“No la bamos. Por lo que coja mi bon”

“No la bamos. Por lo que coja mi bon”

Siendo aún adolescentes, papá nos compraba, a mi hermano y a mí, cantidades de bolitas de vidrio o cristal. De múltiples y fascinantes colores y de diversos tamaños, desde el bolón hasta el fifí,  la unidad más pequeñita, venían envueltas en  funditas de papel, y en nuestras manos  se convertían en nuestro mayor tesoro. Con esta entrega y esa ilusión papá recreaba su propia infancia, sin hacer caso a “aquel  tiempo perdido”, “al imborrable, el que pasó.” Rompíamos emocionados la fundita y nos  la repartíamos de la mejor manera y, con ellas  en los bolsillos, nos íbamos a calle o al patio del Chile a exhibirlas y compartir con los amigos del barrio los tantos juegos infantiles que la tradición nos legara. 

De repente aparecía un bellaco y con pocas palabras: “Coca, mandó la ley,” nos despojaba  de nuestro tesoro.
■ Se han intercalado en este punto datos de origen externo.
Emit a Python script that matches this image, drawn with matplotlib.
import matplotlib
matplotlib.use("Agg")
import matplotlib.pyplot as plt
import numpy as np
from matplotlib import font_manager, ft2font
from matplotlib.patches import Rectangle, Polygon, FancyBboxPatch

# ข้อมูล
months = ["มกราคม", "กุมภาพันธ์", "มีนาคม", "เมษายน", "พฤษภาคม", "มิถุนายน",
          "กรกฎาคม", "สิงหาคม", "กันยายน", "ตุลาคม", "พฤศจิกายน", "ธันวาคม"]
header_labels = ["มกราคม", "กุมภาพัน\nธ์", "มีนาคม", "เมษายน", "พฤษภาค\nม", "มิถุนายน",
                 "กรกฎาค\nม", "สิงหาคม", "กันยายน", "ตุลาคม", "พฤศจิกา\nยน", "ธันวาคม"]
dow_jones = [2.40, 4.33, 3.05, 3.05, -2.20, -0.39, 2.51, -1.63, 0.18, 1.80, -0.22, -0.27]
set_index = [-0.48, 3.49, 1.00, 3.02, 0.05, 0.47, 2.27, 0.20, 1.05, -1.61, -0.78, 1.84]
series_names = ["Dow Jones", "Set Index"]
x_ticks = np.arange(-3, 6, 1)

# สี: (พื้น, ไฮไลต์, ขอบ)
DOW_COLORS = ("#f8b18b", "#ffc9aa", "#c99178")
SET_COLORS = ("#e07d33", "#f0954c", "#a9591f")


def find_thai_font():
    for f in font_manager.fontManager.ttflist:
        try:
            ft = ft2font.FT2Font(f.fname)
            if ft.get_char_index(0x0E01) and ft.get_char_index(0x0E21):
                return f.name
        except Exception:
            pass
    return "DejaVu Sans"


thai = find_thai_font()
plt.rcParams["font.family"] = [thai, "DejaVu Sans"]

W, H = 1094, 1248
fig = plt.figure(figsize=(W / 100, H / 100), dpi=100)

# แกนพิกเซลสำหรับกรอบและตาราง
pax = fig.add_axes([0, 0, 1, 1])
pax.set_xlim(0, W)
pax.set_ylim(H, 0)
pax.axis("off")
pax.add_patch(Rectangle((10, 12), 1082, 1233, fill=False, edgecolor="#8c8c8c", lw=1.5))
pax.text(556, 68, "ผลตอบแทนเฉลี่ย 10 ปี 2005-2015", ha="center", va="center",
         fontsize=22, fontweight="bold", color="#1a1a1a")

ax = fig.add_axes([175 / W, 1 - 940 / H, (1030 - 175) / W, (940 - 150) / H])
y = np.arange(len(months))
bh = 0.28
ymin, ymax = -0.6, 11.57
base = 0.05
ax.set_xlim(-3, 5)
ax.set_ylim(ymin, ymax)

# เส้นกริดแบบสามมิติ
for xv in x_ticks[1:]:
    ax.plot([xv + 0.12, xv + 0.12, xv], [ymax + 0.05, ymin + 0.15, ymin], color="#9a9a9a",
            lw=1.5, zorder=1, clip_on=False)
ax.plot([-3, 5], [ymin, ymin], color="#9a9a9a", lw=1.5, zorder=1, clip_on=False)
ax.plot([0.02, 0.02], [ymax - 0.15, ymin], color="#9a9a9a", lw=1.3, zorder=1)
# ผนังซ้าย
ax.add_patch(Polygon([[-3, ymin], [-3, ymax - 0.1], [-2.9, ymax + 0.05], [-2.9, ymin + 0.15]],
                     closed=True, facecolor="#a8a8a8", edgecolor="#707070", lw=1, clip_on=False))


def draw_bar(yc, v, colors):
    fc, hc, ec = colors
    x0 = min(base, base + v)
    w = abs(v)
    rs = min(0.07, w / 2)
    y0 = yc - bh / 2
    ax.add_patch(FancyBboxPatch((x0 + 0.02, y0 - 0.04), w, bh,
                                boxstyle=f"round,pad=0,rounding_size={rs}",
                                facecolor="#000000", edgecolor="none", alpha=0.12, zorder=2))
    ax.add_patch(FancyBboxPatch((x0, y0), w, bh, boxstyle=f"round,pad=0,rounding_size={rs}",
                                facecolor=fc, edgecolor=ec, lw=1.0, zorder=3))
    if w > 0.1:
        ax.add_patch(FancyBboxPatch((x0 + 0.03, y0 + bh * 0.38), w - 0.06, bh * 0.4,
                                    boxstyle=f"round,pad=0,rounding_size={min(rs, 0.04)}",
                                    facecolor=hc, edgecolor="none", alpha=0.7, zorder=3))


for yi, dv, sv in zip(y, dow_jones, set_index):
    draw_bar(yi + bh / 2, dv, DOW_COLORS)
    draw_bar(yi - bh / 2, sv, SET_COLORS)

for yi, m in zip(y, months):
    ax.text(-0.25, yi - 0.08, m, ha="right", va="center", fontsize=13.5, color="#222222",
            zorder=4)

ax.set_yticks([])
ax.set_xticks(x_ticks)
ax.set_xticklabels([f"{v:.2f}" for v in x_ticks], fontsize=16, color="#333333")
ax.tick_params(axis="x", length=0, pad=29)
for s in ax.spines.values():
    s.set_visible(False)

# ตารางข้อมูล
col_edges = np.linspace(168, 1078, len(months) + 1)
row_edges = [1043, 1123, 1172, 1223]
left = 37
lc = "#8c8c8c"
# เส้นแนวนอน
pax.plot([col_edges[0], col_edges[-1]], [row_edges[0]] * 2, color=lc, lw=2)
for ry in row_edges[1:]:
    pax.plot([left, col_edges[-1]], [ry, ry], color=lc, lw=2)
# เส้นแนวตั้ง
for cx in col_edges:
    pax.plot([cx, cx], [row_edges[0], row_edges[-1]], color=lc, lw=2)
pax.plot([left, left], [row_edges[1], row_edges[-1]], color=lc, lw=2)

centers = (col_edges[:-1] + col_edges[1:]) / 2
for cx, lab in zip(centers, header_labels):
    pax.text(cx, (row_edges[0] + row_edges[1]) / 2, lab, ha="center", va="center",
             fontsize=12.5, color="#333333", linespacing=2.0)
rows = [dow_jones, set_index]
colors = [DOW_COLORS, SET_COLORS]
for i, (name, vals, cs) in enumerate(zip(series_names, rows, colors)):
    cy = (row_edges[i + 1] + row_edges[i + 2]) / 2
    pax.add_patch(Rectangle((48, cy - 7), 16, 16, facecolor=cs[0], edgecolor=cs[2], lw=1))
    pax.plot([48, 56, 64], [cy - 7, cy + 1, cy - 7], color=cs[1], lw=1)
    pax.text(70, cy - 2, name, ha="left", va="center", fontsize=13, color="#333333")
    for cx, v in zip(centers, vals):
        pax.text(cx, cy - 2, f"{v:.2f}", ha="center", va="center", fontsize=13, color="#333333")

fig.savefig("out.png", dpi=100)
Otros, igualmente pérfidos, hacían trampas. Se aprovechaban de la ingenuidad y se salían con la suya. “Mano, tras mano, traquitrá, porra, se montaba el juego. “No la bamos”, decían en su jerga los socios. Tú me libras a mí, yo te libro a ti, y ambos  cargaban con la presea y nos dejaban, como aquel que hacía coca, lagrimeando desgracias en nuestro pequeño mundo donde empezaba a campear la maldad, la frustración y la impotencia.    

 Hoy las mañas son otras. Se trata de lavado de activos. Un crimen sofisticado, no vulgar, ligado a otro. Es, medularmente, consecuencia de un crimen anterior indefendible. El lavado es el crimen del socio encubridor que trata de encubrirse a sí mismo con inefable astucia: la presunción de inocencia. El simulador se presta para  transparentar mediante su oficio, hábilmente, el producto del crimen cometido por su socio, garantizado sus beneficios y privilegios, y una buena defensa, llegada el caso. “No la bamo”, acuerdan y actúan, en complicidad, de mala fe. Encubrimiento de lo ilícito, que debe castigarse con rigor  similar al crimen que  lo genera y motiva y es causa eficiente de activos  mal habidos y bien lavados.
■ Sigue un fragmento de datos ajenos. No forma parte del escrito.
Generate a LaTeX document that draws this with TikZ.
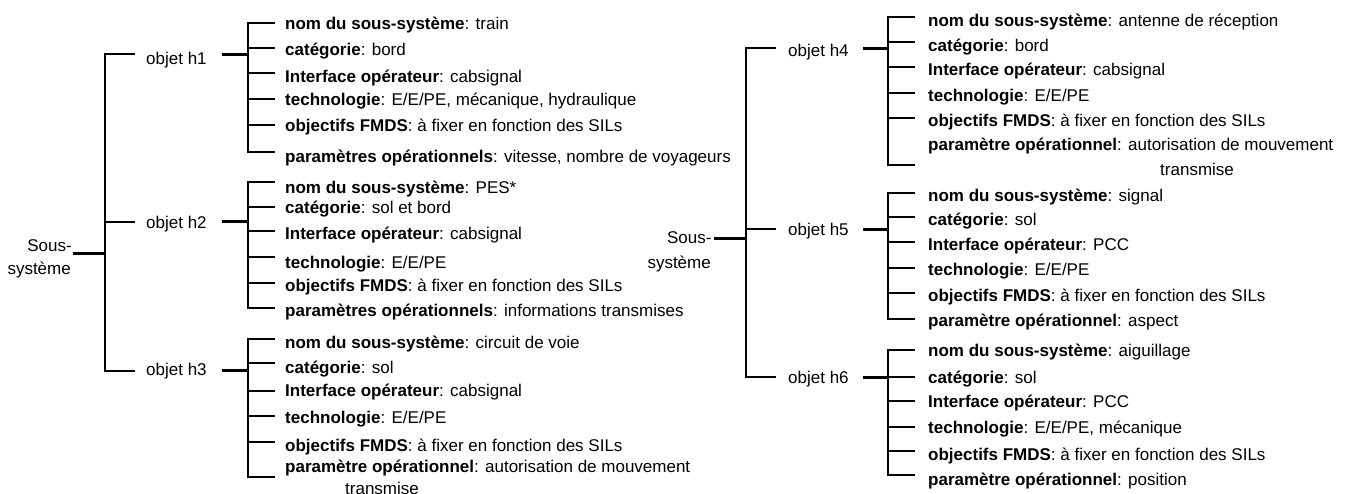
\documentclass[tikz,border=0pt]{standalone}
\usepackage{fontspec}
\setmainfont{Liberation Sans}
\begin{document}
\begin{tikzpicture}[x=1pt,y=-1pt,
  lbl/.style={anchor=base west, inner sep=0pt, font=\fontsize{17}{20}\selectfont},
  rlbl/.style={anchor=base east, inner sep=0pt, font=\fontsize{17}{20}\selectfont},
  hln/.style={line width=2pt},
  vln/.style={line width=2.4pt},
  stub/.style={line width=3pt}]
\useasboundingbox (0,0) rectangle (1353,494);

% ---------------- left tree ----------------
\node[rlbl] (LS1) at (72,252) {Sous-};
\node[rlbl] (LS2) at (71,275) {système};
\coordinate (LSe) at (73,254);
\coordinate (LSp) at (105,254);
\draw[stub] (LSe) -- (LSp);
\coordinate (Lt) at (105,54.3);
\coordinate (Lm) at (105,221.7);
\coordinate (Lb) at (105,371);
\node[lbl] (o1) at (146,64.3) {objet h1};
\node[lbl] (o2) at (146,228.7) {objet h2};
\node[lbl] (o3) at (146,376) {objet h3};
\draw[hln] (135,54.3) -- (Lt) -- (Lb) -- (135,371);
\draw[hln] (Lm) -- (135,221.7);

% brackets left
\draw[stub] (221.7,54.3) -- (248,54.3);
\draw[vln] (248,22.7) -- (248,151.7);
\foreach \y in {22.7,48.3,72.7,99,125,151.7} \draw[hln] (247,\y) -- (275,\y);
\draw[stub] (221.7,221.7) -- (248,221.7);
\draw[vln] (248,181.7) -- (248,308.3);
\foreach \y in {181.7,206.7,231,257.3,283.3,308.3} \draw[hln] (247,\y) -- (275,\y);
\draw[stub] (221.7,371) -- (248,371);
\draw[vln] (248,339) -- (248,476.7);
\foreach \y in {339,363.3,390.7,416,441.7,476.7} \draw[hln] (247,\y) -- (275,\y);

\node[lbl] (a1) at (285,30) {\textbf{nom du sous-système}: train};
\node[lbl] (a2) at (285,56) {\textbf{catégorie}: bord};
\node[lbl] (a3) at (285,83) {\textbf{Interface opérateur}: cabsignal};
\node[lbl] (a4) at (285,106) {\textbf{technologie}: E/E/PE, mécanique, hydraulique};
\node[lbl] (a5) at (285,132) {\textbf{objectifs FMDS}: à fixer en fonction des SILs};
\node[lbl] (a6) at (285,163) {\textbf{paramètres opérationnels}: vitesse, nombre de voyageurs};

\node[lbl] (b1) at (285,193.7) {\textbf{nom du sous-système}: PES*};
\node[lbl] (b2) at (285,213.7) {\textbf{catégorie}: sol et bord};
\node[lbl] (b3) at (285,239.7) {\textbf{Interface opérateur}: cabsignal};
\node[lbl] (b4) at (285,268.7) {\textbf{technologie}: E/E/PE};
\node[lbl] (b5) at (285,292) {\textbf{objectifs FMDS}: à fixer en fonction des SILs};
\node[lbl] (b6) at (285,317) {\textbf{paramètres opérationnels}: informations transmises};

\node[lbl] (c1) at (285,348.7) {\textbf{nom du sous-système}: circuit de voie};
\node[lbl] (c2) at (285,373.7) {\textbf{catégorie}: sol};
\node[lbl] (c3) at (285,397) {\textbf{Interface opérateur}: cabsignal};
\node[lbl] (c4) at (285,423.7) {\textbf{technologie}: E/E/PE};
\node[lbl] (c5) at (285,451) {\textbf{objectifs FMDS}: à fixer en fonction des SILs};
\node[lbl] (c6) at (285,472) {\textbf{paramètre opérationnel}: autorisation de mouvement};
\node[lbl] (c7) at (345,494) {transmise};

% ---------------- right tree ----------------
\node[rlbl] (RS1) at (711.7,243.7) {Sous-};
\node[rlbl] (RS2) at (711,268.7) {système};
\coordinate (RSe) at (714,238.3);
\coordinate (RSp) at (746,238.3);
\draw[stub] (RSe) -- (RSp);
\coordinate (Rt) at (746,48.3);
\coordinate (Rm) at (746,229.3);
\coordinate (Rb) at (746,377.3);
\node[lbl] (o4) at (788,56.3) {objet h4};
\node[lbl] (o5) at (788,235.3) {objet h5};
\node[lbl] (o6) at (788,383.7) {objet h6};
\draw[vln] (776,48.3) -- (Rt) -- (Rb) -- (776,377.3);
\draw[hln] (Rm) -- (776,229.3);

\draw[stub] (862.7,48.3) -- (888,48.3);
\draw[vln] (888,16.7) -- (888,165);
\foreach \y in {16.7,41.7,66.7,93.3,118.3,165} \draw[hln] (887,\y) -- (915,\y);
\draw[stub] (862.7,229.3) -- (888,229.3);
\draw[vln] (888,192.7) -- (888,319);
\foreach \y in {192.7,216.7,241.7,267.7,292.7,319} \draw[hln] (887,\y) -- (915,\y);
\draw[stub] (862.7,377.3) -- (888,377.3);
\draw[vln] (888,350) -- (888,475);
\foreach \y in {350,376.7,400.7,426.7,450.7,475} \draw[hln] (887,\y) -- (915,\y);

\node[lbl] (d1) at (928,27) {\textbf{nom du sous-système}: antenne de réception};
\node[lbl] (d2) at (928,51.3) {\textbf{catégorie}: bord};
\node[lbl] (d3) at (928,75.3) {\textbf{Interface opérateur}: cabsignal};
\node[lbl] (d4) at (928,102) {\textbf{technologie}: E/E/PE};
\node[lbl] (d5) at (928,127) {\textbf{objectifs FMDS}: à fixer en fonction des SILs};
\node[lbl] (d6) at (928,150.3) {\textbf{paramètre opérationnel}: autorisation de mouvement};
\node[lbl] (d7) at (1160,175.3) {transmise};

\node[lbl] (e1) at (928,202) {\textbf{nom du sous-système}: signal};
\node[lbl] (e2) at (928,225.3) {\textbf{catégorie}: sol};
\node[lbl] (e3) at (928,250.3) {\textbf{Interface opérateur}: PCC};
\node[lbl] (e4) at (928,275.3) {\textbf{technologie}: E/E/PE};
\node[lbl] (e5) at (928,302) {\textbf{objectifs FMDS}: à fixer en fonction des SILs};
\node[lbl] (e6) at (928,327) {\textbf{paramètre opérationnel}: aspect};

\node[lbl] (f1) at (928,357) {\textbf{nom du sous-système}: aiguillage};
\node[lbl] (f2) at (928,383.7) {\textbf{catégorie}: sol};
\node[lbl] (f3) at (928,407) {\textbf{Interface opérateur}: PCC};
\node[lbl] (f4) at (928,433.7) {\textbf{technologie}: E/E/PE, mécanique};
\node[lbl] (f5) at (928,460.3) {\textbf{objectifs FMDS}: à fixer en fonction des SILs};
\node[lbl] (f6) at (928,485.3) {\textbf{paramètre opérationnel}: position};
\end{tikzpicture}
\end{document}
“La presunción de inocencia,” con la que se pretende  evitar una injusticia protegiendo por igual a víctimas y victimarios, no deja de ser un mito. Una falsa. Un cambalache. Una ancha salida  donde la  Ley, que pare la justicia, le tiende también su bajadero. Permite a  honorables jueces, abogados duchos, investigadores parcializados, fiscales que no fiscalizan,  militares, políticos y funcionarios de toda laya, toda suerte de salida “legal”, “ortodoxa”, para mandar a la calle a gente sin entrañas, libre de sospechas.
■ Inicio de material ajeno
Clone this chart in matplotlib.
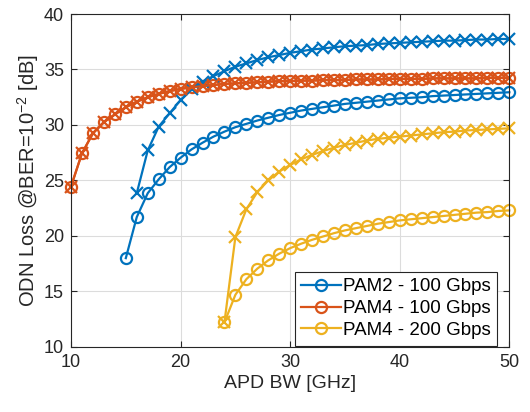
import numpy as np
import matplotlib
matplotlib.use('Agg')
import matplotlib.pyplot as plt

plt.rcParams['font.family'] = 'Liberation Sans'
plt.rcParams['mathtext.fontset'] = 'custom'
plt.rcParams['mathtext.rm'] = 'Liberation Sans'
plt.rcParams['mathtext.it'] = 'Liberation Sans'

# PAM2 - 100 Gbps
bw_pam2 = list(range(15, 51))
loss_pam2_o = [18.0, 21.7, 23.85, 25.1, 26.2, 27.05, 27.8, 28.4, 28.95, 29.4,
               29.8, 30.1, 30.4, 30.65, 30.9, 31.1, 31.3, 31.45, 31.6, 31.75,
               31.9, 32.0, 32.1, 32.2, 32.3, 32.4, 32.45, 32.5, 32.6, 32.65,
               32.7, 32.75, 32.8, 32.85, 32.9, 32.95]
bw_pam2_x = list(range(16, 51))
loss_pam2_x = [23.85, 27.7, 29.85, 31.05, 32.25, 33.2, 33.9, 34.4, 34.85, 35.25,
               35.55, 35.85, 36.1, 36.3, 36.5, 36.65, 36.8, 36.9, 37.0, 37.1,
               37.15, 37.2, 37.3, 37.35, 37.4, 37.45, 37.5, 37.55, 37.6, 37.6,
               37.65, 37.7, 37.7, 37.75, 37.75]

# PAM4 - 100 Gbps
bw_pam4 = list(range(10, 51))
loss_pam4_o = [24.45, 27.45, 29.25, 30.25, 30.95, 31.6, 32.1, 32.5, 32.8, 33.05,
               33.25, 33.4, 33.5, 33.6, 33.7, 33.75, 33.8, 33.85, 33.9, 33.95,
               33.95, 34.0, 34.0, 34.05, 34.05, 34.05, 34.1, 34.1, 34.1, 34.15,
               34.15, 34.15, 34.15, 34.2, 34.2, 34.2, 34.2, 34.2, 34.25, 34.25,
               34.25]
loss_pam4_x = [24.45, 27.45, 29.25, 30.25, 30.95, 31.6, 32.1, 32.5, 32.8, 33.05,
               33.25, 33.4, 33.5, 33.6, 33.7, 33.75, 33.8, 33.85, 33.9, 33.95,
               33.95, 34.0, 34.0, 34.05, 34.05, 34.05, 34.1, 34.1, 34.1, 34.15,
               34.15, 34.15, 34.15, 34.2, 34.2, 34.2, 34.2, 34.2, 34.25, 34.25,
               34.25]

# PAM4 - 200 Gbps
bw_pam4_200 = list(range(24, 51))
loss_pam4_200_o = [12.2, 14.7, 16.1, 17.05, 17.8, 18.4, 18.9, 19.3, 19.65, 19.95,
                   20.25, 20.5, 20.7, 20.9, 21.1, 21.25, 21.4, 21.5, 21.6, 21.7,
                   21.8, 21.9, 22.0, 22.1, 22.15, 22.25, 22.3]
loss_pam4_200_x = [12.2, 19.9, 22.4, 23.95, 25.0, 25.8, 26.4, 26.9, 27.3, 27.65,
                   27.95, 28.2, 28.4, 28.6, 28.75, 28.85, 28.95, 29.05, 29.15, 29.25,
                   29.35, 29.4, 29.5, 29.55, 29.6, 29.65, 29.7]

blue = '#0072BD'
orange = '#D95319'
yellow = '#EDB120'
dark = '#262626'

fig = plt.figure(figsize=(5.3, 4.12), dpi=100)
ax = fig.add_axes([0.134, 0.158, 0.827, 0.808])

lw = 1.6
ms = 8
mew = 1.6

ax.plot(bw_pam2, loss_pam2_o, '-o', color=blue, lw=lw, ms=ms, mew=mew,
        mfc='none', label='PAM2 - 100 Gbps', clip_on=False)
ax.plot(bw_pam4, loss_pam4_o, '-o', color=orange, lw=lw, ms=ms, mew=mew,
        mfc='none', label='PAM4 - 100 Gbps', clip_on=False)
ax.plot(bw_pam4_200, loss_pam4_200_o, '-o', color=yellow, lw=lw, ms=ms, mew=mew,
        mfc='none', label='PAM4 - 200 Gbps', clip_on=False)
ax.plot(bw_pam2_x, loss_pam2_x, '-x', color=blue, lw=lw, ms=ms, mew=mew, clip_on=False)
ax.plot(bw_pam4, loss_pam4_x, '-x', color=orange, lw=lw, ms=ms, mew=mew, clip_on=False)
ax.plot(bw_pam4_200, loss_pam4_200_x, '-x', color=yellow, lw=lw, ms=ms, mew=mew, clip_on=False)

ax.set_xlim(10, 50)
ax.set_ylim(10, 40)
ax.set_xticks([10, 20, 30, 40, 50])
ax.set_yticks([10, 15, 20, 25, 30, 35, 40])
ax.grid(True, color='#dcdcdc', lw=0.8)
ax.set_axisbelow(True)
ax.tick_params(direction='in', top=True, right=True, length=4, width=0.8,
               labelsize=13, colors=dark, pad=5)
for s in ax.spines.values():
    s.set_color(dark)
    s.set_linewidth(0.8)

ax.set_xlabel('APD BW [GHz]', fontsize=14, color=dark, labelpad=3)
ax.set_ylabel('ODN Loss @BER=10$^{-2}$ [dB]', fontsize=14.5, color=dark, labelpad=2)

leg = ax.legend(loc='lower right', bbox_to_anchor=(0.972, 0.004), fontsize=13.5,
                frameon=True, fancybox=False, borderpad=0.35, handlelength=2.1,
                handletextpad=0.1, labelspacing=0.25, borderaxespad=0)
leg.get_frame().set_edgecolor(dark)
leg.get_frame().set_linewidth(0.8)
leg.get_frame().set_alpha(1)
leg.set_zorder(5)

fig.savefig('out.png', dpi=100)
 ¿Qué se requiere para proteger a una sociedad desprotegida e indefensa, ahogada en un mar de sangre? Los antecedentes, las reincidencias, contubernios y fabulaciones, todo lo que da lugar a “presunciones serias, precisas y concordantes”, no bastan para revertir la  inocencia presumida. Para vencer leyes dubitativas, los miedos al castigo. Para convulsionar un sistema estructurado con  valores invertidos y  gobiernos perversos que menosprecian el dolor y las lágrimas de una nación desangrada, que agoniza de impotencia ante tanta cobardía, desvergüenza y  desenfreno, algo más que eso hace falta.